British Pound Producer Now Seeks Competitor as Partner

We may not know the company name De La Rue, but we rely on what they produce every day. Holiday makers in particular will be familiar with several items produced by the UK company: the pound Sterling in their wallets and their British passports. Also, any alcohol or tobacco purchased will sport the security and tax stamps the British company manufactures. 

Since De La Rue is the world’s largest currency manufacturer, the odds are high that whatever currency you exchange GBPs into, you’ll be pocketing a currency produced by De La Rue. The newly revealed Winston Churchill polymer pounds and the current currency are their products, however 85pc of their business goes to foreign markets. They undertake the design, production or issuing of the currencies of nearly 150 countries. The company makes so many banknotes a week that if they were stacked in a pile they’d be twice as high as Mount Everest. Now De La Rue is scaling back their own enterprise as the company’s fortunes face what has been their constant companion: fluctuating markets.

Currency Company Competition

In May the world’s largest banknote printer sold its cash processing business in a deal worth up to £3.6m in an effort to restructure and save costs. The cash sorting machines are used by the Bank of England and central banks worldwide to count and verify currency. They are also utilised around the globe to spot and cull counterfeit and discontinued notes to keep them out of circulation.

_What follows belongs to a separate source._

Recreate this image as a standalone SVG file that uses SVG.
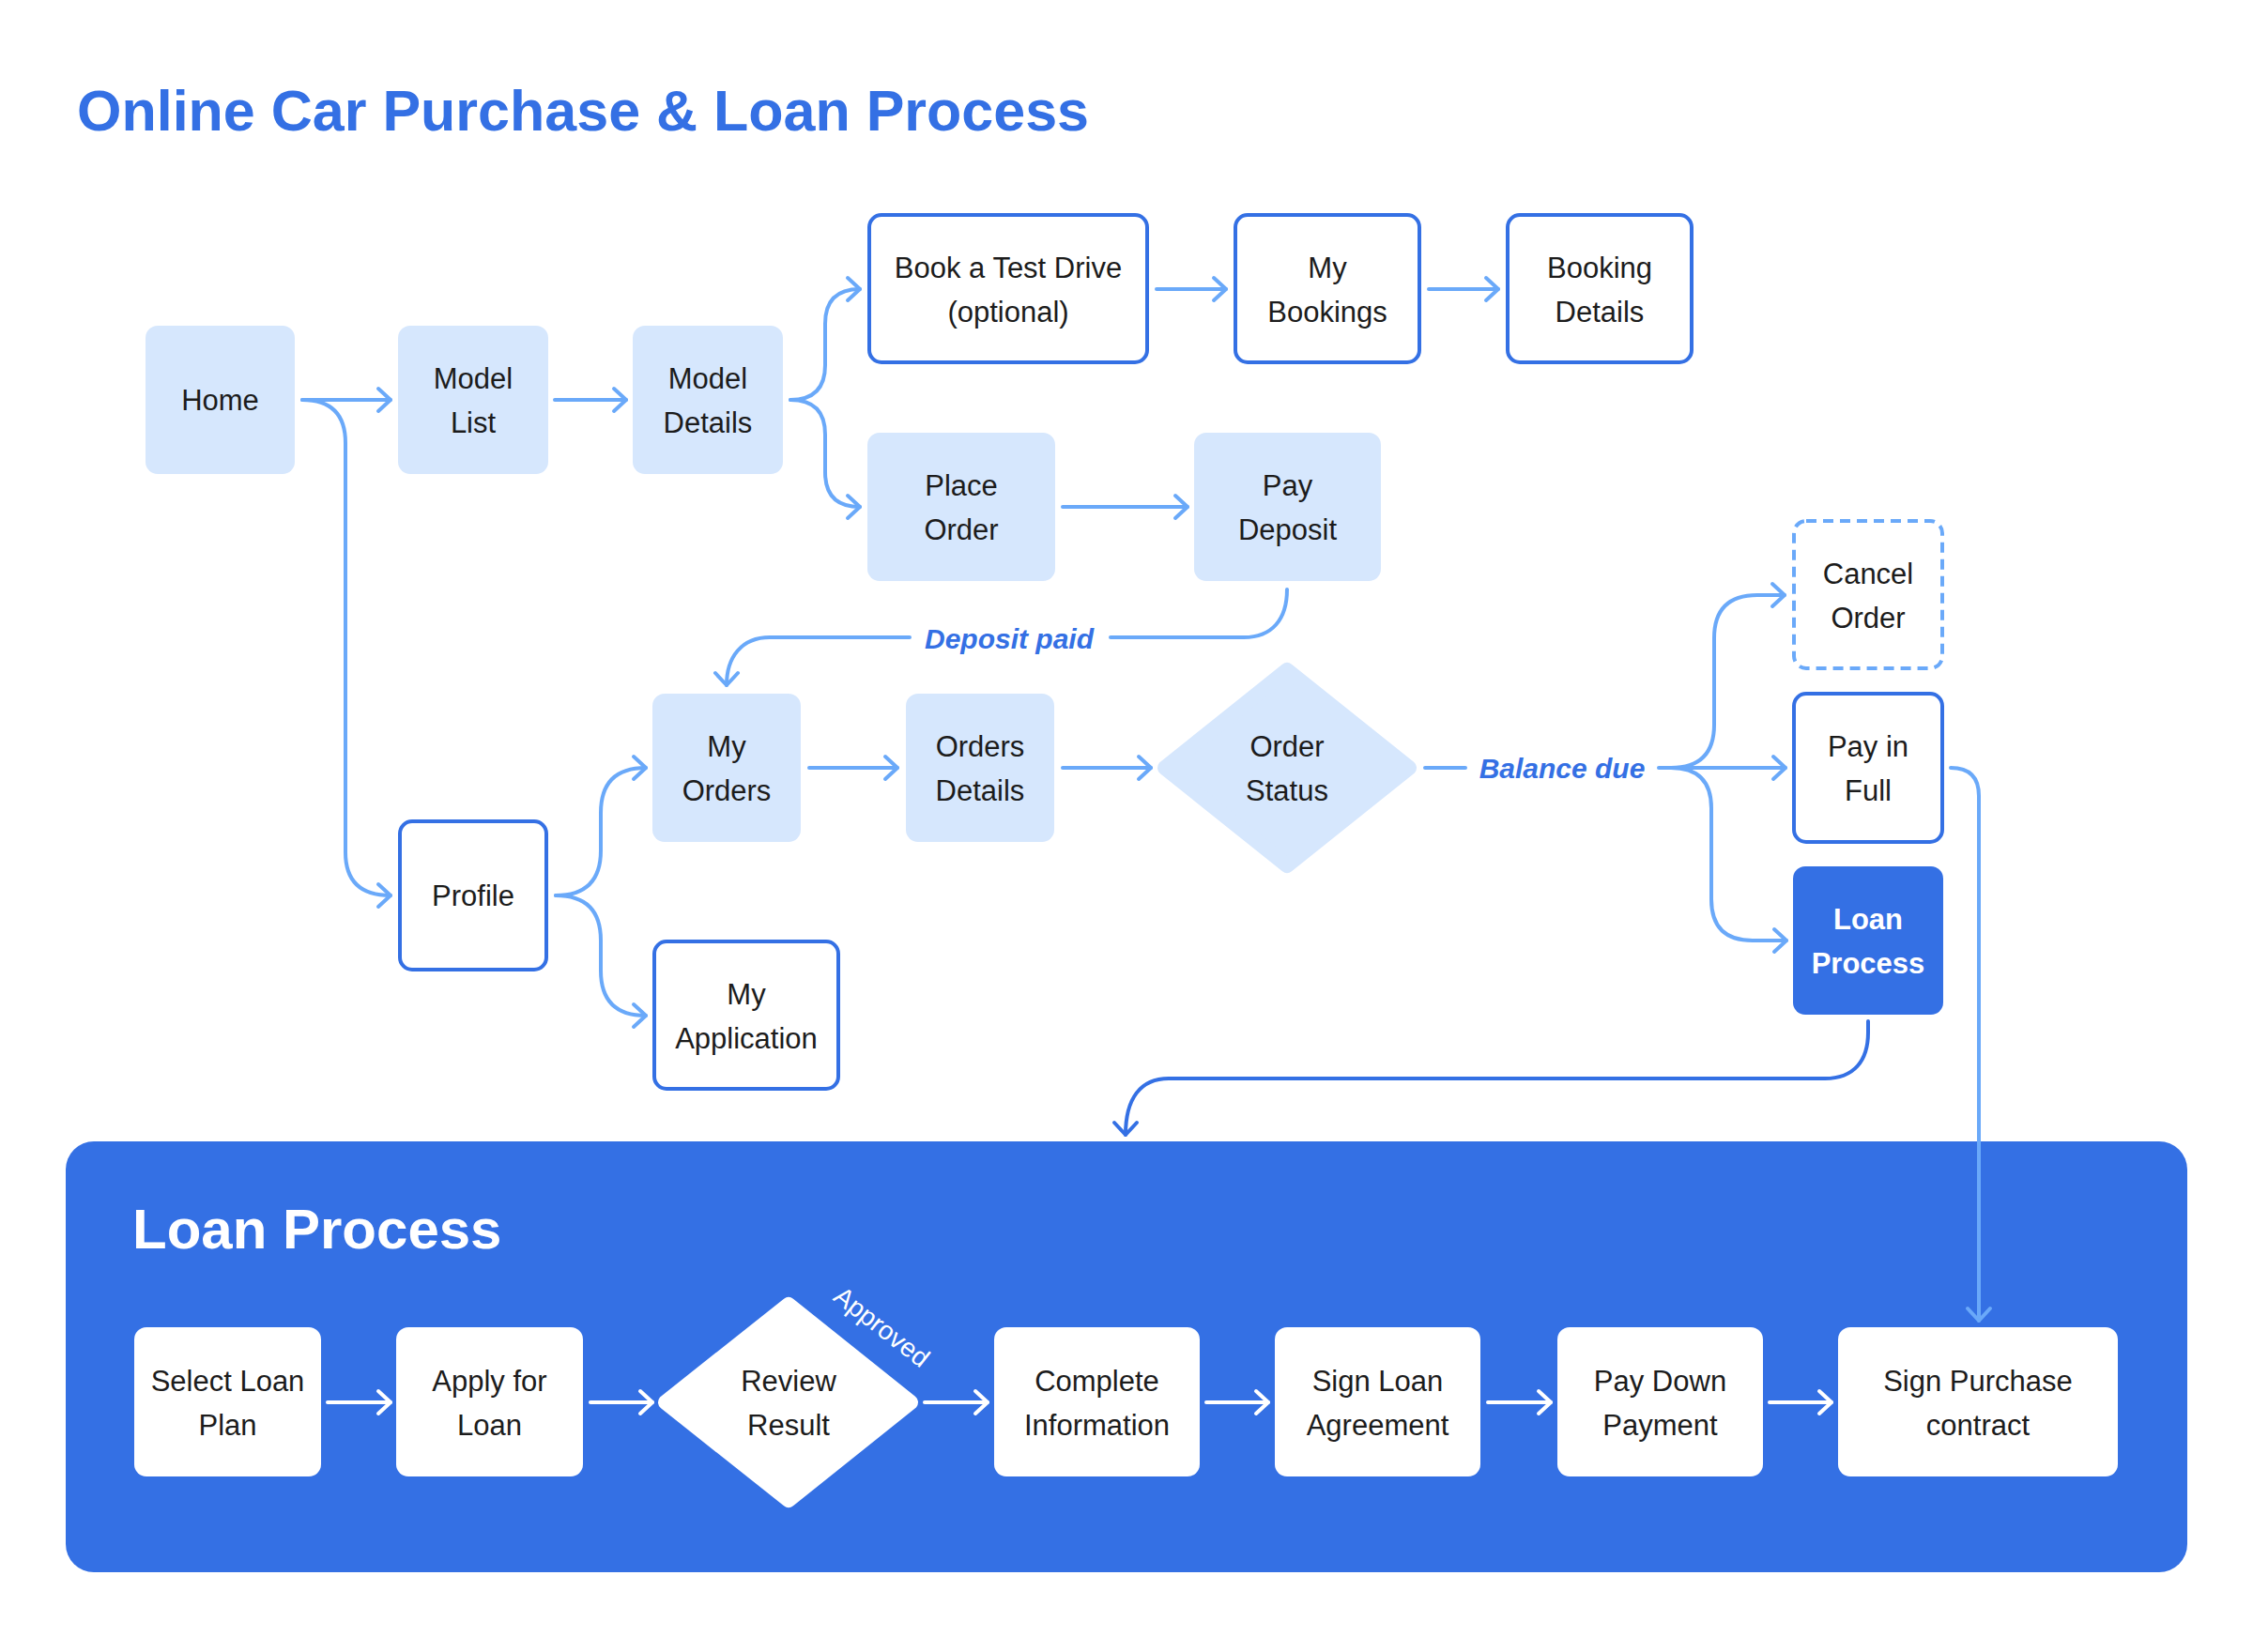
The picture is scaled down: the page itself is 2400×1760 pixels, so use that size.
<svg xmlns="http://www.w3.org/2000/svg" width="2400" height="1760" viewBox="0 0 2400 1760">
<defs>
<style>
.t{font-family:"Liberation Sans",Arial,sans-serif;font-size:31px;fill:#1c1c1c;text-anchor:middle}
.tw{font-family:"Liberation Sans",Arial,sans-serif;font-size:31px;fill:#ffffff;text-anchor:middle;font-weight:bold}
.lbl{font-family:"Liberation Sans",Arial,sans-serif;font-size:30px;fill:#3470E4;font-weight:bold;font-style:italic;text-anchor:middle}
.light{fill:#D6E7FD}
.out{fill:#ffffff;stroke:#3470E4;stroke-width:4}
.dash{fill:#ffffff;stroke:#6AA9F9;stroke-width:4;stroke-dasharray:11 7}
.dark{fill:#3470E4}
.wbox{fill:#ffffff}
.c{fill:none;stroke:#6AA9F9;stroke-width:4;stroke-linecap:round;stroke-linejoin:round}
.cd{fill:none;stroke:#3470E4;stroke-width:4;stroke-linecap:round;stroke-linejoin:round}
.cw{fill:none;stroke:#ffffff;stroke-width:4;stroke-linecap:round;stroke-linejoin:round}
</style>
<marker id="al" markerUnits="userSpaceOnUse" markerWidth="40" markerHeight="40" viewBox="-20 -20 40 40" refX="0" refY="0" orient="auto">
<path d="M-13,-12 L0,0 L-13,12" fill="none" stroke="#6AA9F9" stroke-width="4" stroke-linecap="round" stroke-linejoin="round"/>
</marker>
<marker id="ad" markerUnits="userSpaceOnUse" markerWidth="40" markerHeight="40" viewBox="-20 -20 40 40" refX="0" refY="0" orient="auto">
<path d="M-13,-12 L0,0 L-13,12" fill="none" stroke="#3470E4" stroke-width="4" stroke-linecap="round" stroke-linejoin="round"/>
</marker>
<marker id="aw" markerUnits="userSpaceOnUse" markerWidth="40" markerHeight="40" viewBox="-20 -20 40 40" refX="0" refY="0" orient="auto">
<path d="M-13,-12 L0,0 L-13,12" fill="none" stroke="#ffffff" stroke-width="4" stroke-linecap="round" stroke-linejoin="round"/>
</marker>
</defs>
<rect x="0" y="0" width="2400" height="1760" fill="#ffffff"/>
<text x="82" y="139" font-family="Liberation Sans, Arial, sans-serif" font-size="61" font-weight="bold" fill="#3470E4">Online Car Purchase &amp; Loan Process</text>

<g id="loan-panel">
<rect x="70" y="1216" width="2260" height="459" rx="30" class="dark"/>
<text x="141" y="1330" font-family="Liberation Sans, Arial, sans-serif" font-size="60" font-weight="bold" fill="#ffffff">Loan Process</text>
</g>

<g id="connectors">
<path class="c" d="M322,426 H416" marker-end="url(#al)"/>
<path class="c" d="M322,426 Q368,426 368,472 V908 Q368,954 416,954" marker-end="url(#al)"/>
<path class="c" d="M591,426 H667" marker-end="url(#al)"/>
<path class="c" d="M842,426 Q879,426 879,389 V345 Q879,308 916,308" marker-end="url(#al)"/>
<path class="c" d="M842,426 Q879,426 879,463 V503 Q879,540 916,540" marker-end="url(#al)"/>
<path class="c" d="M1232,308 H1306" marker-end="url(#al)"/>
<path class="c" d="M1522,308 H1596" marker-end="url(#al)"/>
<path class="c" d="M1132,540 H1265" marker-end="url(#al)"/>
<path class="c" d="M1371,628 C1371,660 1355,679 1325,679 H1183"/>
<path class="c" d="M969,679 H820 C790,679 774,700 774,730" marker-end="url(#al)"/>
<path class="c" d="M592,954 Q640,954 640,906 V866 Q640,818 688,818" marker-end="url(#al)"/>
<path class="c" d="M592,954 Q640,954 640,1002 V1034 Q640,1082 688,1082" marker-end="url(#al)"/>
<path class="c" d="M862,818 H956" marker-end="url(#al)"/>
<path class="c" d="M1132,818 H1226" marker-end="url(#al)"/>
<path class="c" d="M1518,818 H1561"/>
<path class="c" d="M1767,818 H1902" marker-end="url(#al)"/>
<path class="c" d="M1780,818 Q1826,818 1826,772 V680 Q1826,634 1872,634 H1901" marker-end="url(#al)"/>
<path class="c" d="M1780,818 Q1823,818 1823,861 V958 Q1823,1002 1867,1002 H1903" marker-end="url(#al)"/>
<path class="c" d="M2078,818 Q2108,818 2108,848 V1407" marker-end="url(#al)"/>
<path class="cd" d="M1990,1088 V1100 C1990,1130 1975,1149 1944,1149 H1245 C1215,1149 1199,1170 1199,1209" marker-end="url(#ad)"/>
<path class="cw" d="M349,1494 H416" marker-end="url(#aw)"/>
<path class="cw" d="M629,1494 H695" marker-end="url(#aw)"/>
<path class="cw" d="M985,1494 H1052" marker-end="url(#aw)"/>
<path class="cw" d="M1285,1494 H1351" marker-end="url(#aw)"/>
<path class="cw" d="M1585,1494 H1652" marker-end="url(#aw)"/>
<path class="cw" d="M1885,1494 H1951" marker-end="url(#aw)"/>
</g>

<g id="lbl-deposit"><text class="lbl" x="1075" y="691">Deposit paid</text></g>
<g id="lbl-balance"><text class="lbl" x="1664" y="829">Balance due</text></g>
<g id="lbl-approved"><text transform="translate(939,1414) rotate(38)" x="0" y="9" font-family="Liberation Sans, Arial, sans-serif" font-size="28" fill="#ffffff" text-anchor="middle">Approved</text></g>

<g id="home"><rect x="155" y="347" width="159" height="158" rx="13" class="light"/><text class="t" x="234.5" y="437">Home</text></g>
<g id="model-list"><rect x="424" y="347" width="160" height="158" rx="13" class="light"/><text class="t" x="504" y="414">Model</text><text class="t" x="504" y="461">List</text></g>
<g id="model-details"><rect x="674" y="347" width="160" height="158" rx="13" class="light"/><text class="t" x="754" y="414">Model</text><text class="t" x="754" y="461">Details</text></g>
<g id="book-test-drive"><rect x="926" y="229" width="296" height="157" rx="13" class="out"/><text class="t" x="1074" y="296">Book a Test Drive</text><text class="t" x="1074" y="343">(optional)</text></g>
<g id="my-bookings"><rect x="1316" y="229" width="196" height="157" rx="13" class="out"/><text class="t" x="1414" y="296">My</text><text class="t" x="1414" y="343">Bookings</text></g>
<g id="booking-details"><rect x="1606" y="229" width="196" height="157" rx="13" class="out"/><text class="t" x="1704" y="296">Booking</text><text class="t" x="1704" y="343">Details</text></g>
<g id="place-order"><rect x="924" y="461" width="200" height="158" rx="13" class="light"/><text class="t" x="1024" y="528">Place</text><text class="t" x="1024" y="575">Order</text></g>
<g id="pay-deposit"><rect x="1272" y="461" width="199" height="158" rx="13" class="light"/><text class="t" x="1371.5" y="528">Pay</text><text class="t" x="1371.5" y="575">Deposit</text></g>
<g id="my-orders"><rect x="695" y="739" width="158" height="158" rx="13" class="light"/><text class="t" x="774" y="806">My</text><text class="t" x="774" y="853">Orders</text></g>
<g id="orders-details"><rect x="965" y="739" width="158" height="158" rx="13" class="light"/><text class="t" x="1044" y="806">Orders</text><text class="t" x="1044" y="853">Details</text></g>
<g id="order-status"><polygon points="1371,714 1501,818 1371,922 1241,818" fill="#D6E7FD" stroke="#D6E7FD" stroke-width="16" stroke-linejoin="round"/><text class="t" x="1371" y="806">Order</text><text class="t" x="1371" y="853">Status</text></g>
<g id="cancel-order"><rect x="1911" y="555" width="158" height="157" rx="13" class="dash"/><text class="t" x="1990" y="622">Cancel</text><text class="t" x="1990" y="669">Order</text></g>
<g id="pay-in-full"><rect x="1911" y="739" width="158" height="158" rx="13" class="out"/><text class="t" x="1990" y="806">Pay in</text><text class="t" x="1990" y="853">Full</text></g>
<g id="loan-process-node"><rect x="1910" y="923" width="160" height="158" rx="13" class="dark"/><text class="tw" x="1990" y="990">Loan</text><text class="tw" x="1990" y="1037">Process</text></g>
<g id="profile"><rect x="426" y="875" width="156" height="158" rx="13" class="out"/><text class="t" x="504" y="965">Profile</text></g>
<g id="my-application"><rect x="697" y="1003" width="196" height="157" rx="13" class="out"/><text class="t" x="795" y="1070">My</text><text class="t" x="795" y="1117">Application</text></g>

<g id="select-loan-plan"><rect x="143" y="1414" width="199" height="159" rx="13" class="wbox"/><text class="t" x="242.5" y="1482">Select Loan</text><text class="t" x="242.5" y="1529">Plan</text></g>
<g id="apply-for-loan"><rect x="422" y="1414" width="199" height="159" rx="13" class="wbox"/><text class="t" x="521.5" y="1482">Apply for</text><text class="t" x="521.5" y="1529">Loan</text></g>
<g id="review-result"><polygon points="840,1390 970,1494 840,1598 709,1494" fill="#ffffff" stroke="#ffffff" stroke-width="16" stroke-linejoin="round"/><text class="t" x="840" y="1482">Review</text><text class="t" x="840" y="1529">Result</text></g>
<g id="complete-information"><rect x="1059" y="1414" width="219" height="159" rx="13" class="wbox"/><text class="t" x="1168.5" y="1482">Complete</text><text class="t" x="1168.5" y="1529">Information</text></g>
<g id="sign-loan-agreement"><rect x="1358" y="1414" width="219" height="159" rx="13" class="wbox"/><text class="t" x="1467.5" y="1482">Sign Loan</text><text class="t" x="1467.5" y="1529">Agreement</text></g>
<g id="pay-down-payment"><rect x="1659" y="1414" width="219" height="159" rx="13" class="wbox"/><text class="t" x="1768.5" y="1482">Pay Down</text><text class="t" x="1768.5" y="1529">Payment</text></g>
<g id="sign-purchase-contract"><rect x="1958" y="1414" width="298" height="159" rx="13" class="wbox"/><text class="t" x="2107" y="1482">Sign Purchase</text><text class="t" x="2107" y="1529">contract</text></g>
</svg>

Printing currency is not as lucrative as it once was, and the demand for banknotes will decrease over time - especially with the polymer banknotes the company is increasingly producing which last much longer than paper does. De La Rue, facing fierce industry competition, is now in talks about forming a partnership with a competitor in order to battle what it terms “industry overcapacity”. Their long term rival, German company Giesecke & Devrient, is a firm De La Rue had once considered taking over but the deal was rebuffed by the Germans who, at the time, found it difficult to consider having their currency printed in the UK. Having closed their Malta site, De La Rue now prints banknotes in Gateshead in the UK, Kenya and Sri Lanka.

British Currency History

One of the most historic British businesses, the company has been printing banknotes for over two centuries. They have produced the paper used in banknotes and passports for 300 years and the company’s plant near Bath has been a mill for 1,000 years. Guernsey-born founder Thomas de la Rue moved to London to establish his stationary and printing shop in 1821. The businessman initially specialised in producing playing cards, but in 1855 began printing tax and postage stamps. In 1860 the company was printing its first banknotes for Mauritius and would go on to produce notes for the colonies as well as other emerging nations. In 1995 the company acquired Portals which was the world’s leading banknote paper manufacturer, having produced banknote paper for the Bank of England since 1724.

Although the company had produced currency for many countries, it wasn’t until 2003 that De La Rue won a seven-year contract to take over the running of the Bank of England’s printing plant in Essex; setting its course towards producing the pounds it does today.

Worth the Paper It’s Printed on

After a century of global growth, by the late 1950s De La Rue had expanded to 10,000 employees working in 24 factories in 14 countries. By 2009 the workforce had shrunk to under 4,000 as the company adjusted to the market’s currency needs against increasing competition. In 2010, while printing Indian rupees at their Overton plant, the company was forced to cease production when poor quality notes were produced. Confidence in the quality of De La Rue’s security paper was savaged when it was revealed that cost cutting measures had led to the inferior quality paper. The lapse in standards cost the company at least £35million. The danger was that if some of the poor quality paper notes were in circulation then counterfeiters could have a field day comparing it with high quality paper in order to master the security measures necessary for their forgeries. This is an industry where reliability, quality and reputation are essential to the company’s Central Bank customers. 

Artisan Designers and Complex Security Measures 

The process of creating a banknote begins with the De La Rue designers visiting the country, photographing its iconic places and speaking with the locals in an effort to capture the essence of a country in its currency. Evidence of this artisanal process is epitomised in the vivid and beautiful banknotes De La Rue designed for Fiji on polymer paper (which make it sturdier in the humid climate). Incorporating security measures like a holographic window with historical elements like a Fiji warrior make the note secure from counterfeiting as well as demonstrating a distinctive expression of national pride. 

Security is a constant focus for the company, as they are always seeking new ways to defeat counterfeiters of both banknotes and passports. They frequently change features so that there is less time to replicate it. Colour changing is a dominant security feature, both in print and in thread bound into paper, because it is difficult to duplicate. Colour changing elements also offer design flexibility and can be combined with magnetics (that help machines read them) and fluorescent features. There are security elements that are obvious, like silver foil incorporated into notes, ultraviolet inks and holograms but there are also secret security measures that are known only to central banks and the security experts at De La Rue.